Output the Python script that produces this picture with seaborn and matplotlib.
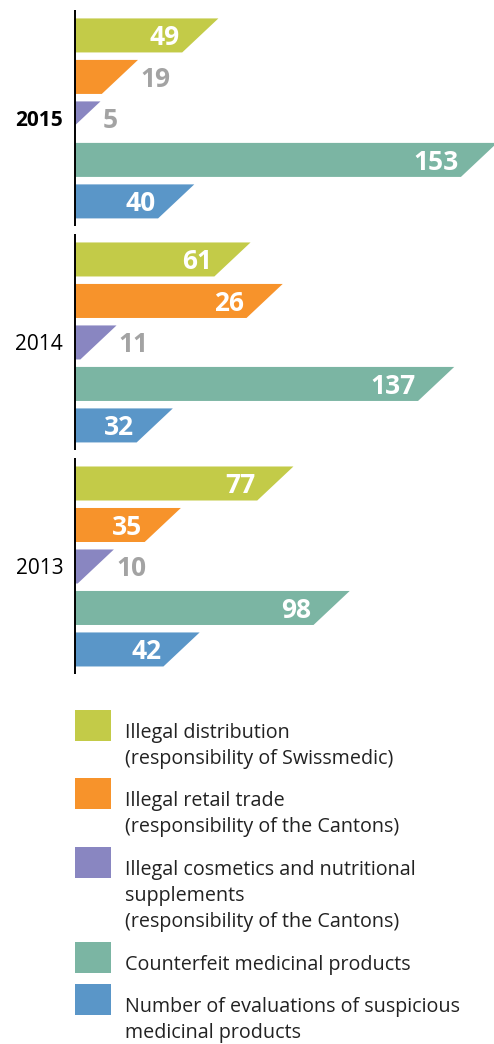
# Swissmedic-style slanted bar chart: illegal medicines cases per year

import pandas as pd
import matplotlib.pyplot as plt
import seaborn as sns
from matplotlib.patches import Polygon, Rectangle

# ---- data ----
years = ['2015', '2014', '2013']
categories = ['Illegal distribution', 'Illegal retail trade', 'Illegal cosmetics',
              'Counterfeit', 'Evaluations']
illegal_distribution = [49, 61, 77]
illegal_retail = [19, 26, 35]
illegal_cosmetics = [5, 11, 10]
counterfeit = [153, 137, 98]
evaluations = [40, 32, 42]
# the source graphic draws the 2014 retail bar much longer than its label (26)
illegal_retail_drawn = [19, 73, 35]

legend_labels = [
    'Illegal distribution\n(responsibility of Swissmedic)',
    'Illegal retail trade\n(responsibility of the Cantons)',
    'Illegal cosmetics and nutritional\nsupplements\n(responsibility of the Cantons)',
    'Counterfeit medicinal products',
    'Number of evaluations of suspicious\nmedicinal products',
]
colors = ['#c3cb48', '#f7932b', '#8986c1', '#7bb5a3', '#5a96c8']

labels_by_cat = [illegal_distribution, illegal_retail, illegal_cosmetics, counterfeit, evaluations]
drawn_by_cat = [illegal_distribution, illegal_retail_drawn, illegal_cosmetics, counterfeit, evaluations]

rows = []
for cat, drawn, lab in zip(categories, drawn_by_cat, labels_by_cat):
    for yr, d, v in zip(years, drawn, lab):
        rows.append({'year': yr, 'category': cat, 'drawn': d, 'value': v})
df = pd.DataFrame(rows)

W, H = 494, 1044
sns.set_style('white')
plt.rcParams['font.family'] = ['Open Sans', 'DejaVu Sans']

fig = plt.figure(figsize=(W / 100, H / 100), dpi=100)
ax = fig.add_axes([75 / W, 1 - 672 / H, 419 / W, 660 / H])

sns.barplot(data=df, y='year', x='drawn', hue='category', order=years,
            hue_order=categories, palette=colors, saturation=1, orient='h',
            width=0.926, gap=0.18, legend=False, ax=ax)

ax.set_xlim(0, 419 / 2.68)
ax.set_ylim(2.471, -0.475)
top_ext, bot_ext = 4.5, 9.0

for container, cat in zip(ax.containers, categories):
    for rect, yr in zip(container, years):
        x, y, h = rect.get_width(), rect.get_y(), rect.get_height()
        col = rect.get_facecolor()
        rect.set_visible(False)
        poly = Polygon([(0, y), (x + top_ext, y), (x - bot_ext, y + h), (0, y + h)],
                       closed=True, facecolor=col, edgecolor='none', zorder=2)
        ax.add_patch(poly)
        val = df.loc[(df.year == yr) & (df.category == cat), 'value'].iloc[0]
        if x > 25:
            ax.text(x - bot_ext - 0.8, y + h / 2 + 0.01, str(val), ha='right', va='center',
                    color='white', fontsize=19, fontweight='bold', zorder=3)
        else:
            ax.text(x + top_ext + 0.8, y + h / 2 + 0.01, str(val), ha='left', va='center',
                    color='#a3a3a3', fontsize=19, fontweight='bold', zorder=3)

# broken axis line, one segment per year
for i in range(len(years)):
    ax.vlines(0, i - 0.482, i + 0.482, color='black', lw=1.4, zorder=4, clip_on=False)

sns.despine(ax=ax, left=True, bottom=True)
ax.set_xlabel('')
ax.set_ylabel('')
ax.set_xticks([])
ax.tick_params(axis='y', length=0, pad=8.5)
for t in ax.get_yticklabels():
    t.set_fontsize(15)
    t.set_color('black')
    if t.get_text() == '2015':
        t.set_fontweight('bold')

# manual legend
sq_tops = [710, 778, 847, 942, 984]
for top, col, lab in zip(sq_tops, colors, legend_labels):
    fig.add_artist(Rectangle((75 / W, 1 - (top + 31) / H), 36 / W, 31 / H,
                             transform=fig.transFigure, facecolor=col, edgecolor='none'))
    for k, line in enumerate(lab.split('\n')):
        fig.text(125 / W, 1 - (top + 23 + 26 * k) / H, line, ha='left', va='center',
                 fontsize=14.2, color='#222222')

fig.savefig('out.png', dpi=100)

*****

WHAT IS ASKED:
Your task is to reproduce exactly the lines from the start of the data above through the line containing "from matplotlib.patches import", leaving every picture out.

FINISHED ANSWER:
Output the Python script that produces this picture with seaborn and matplotlib.
# Swissmedic-style slanted bar chart: illegal medicines cases per year

import pandas as pd
import matplotlib.pyplot as plt
import seaborn as sns
from matplotlib.patches import Polygon, Rectangle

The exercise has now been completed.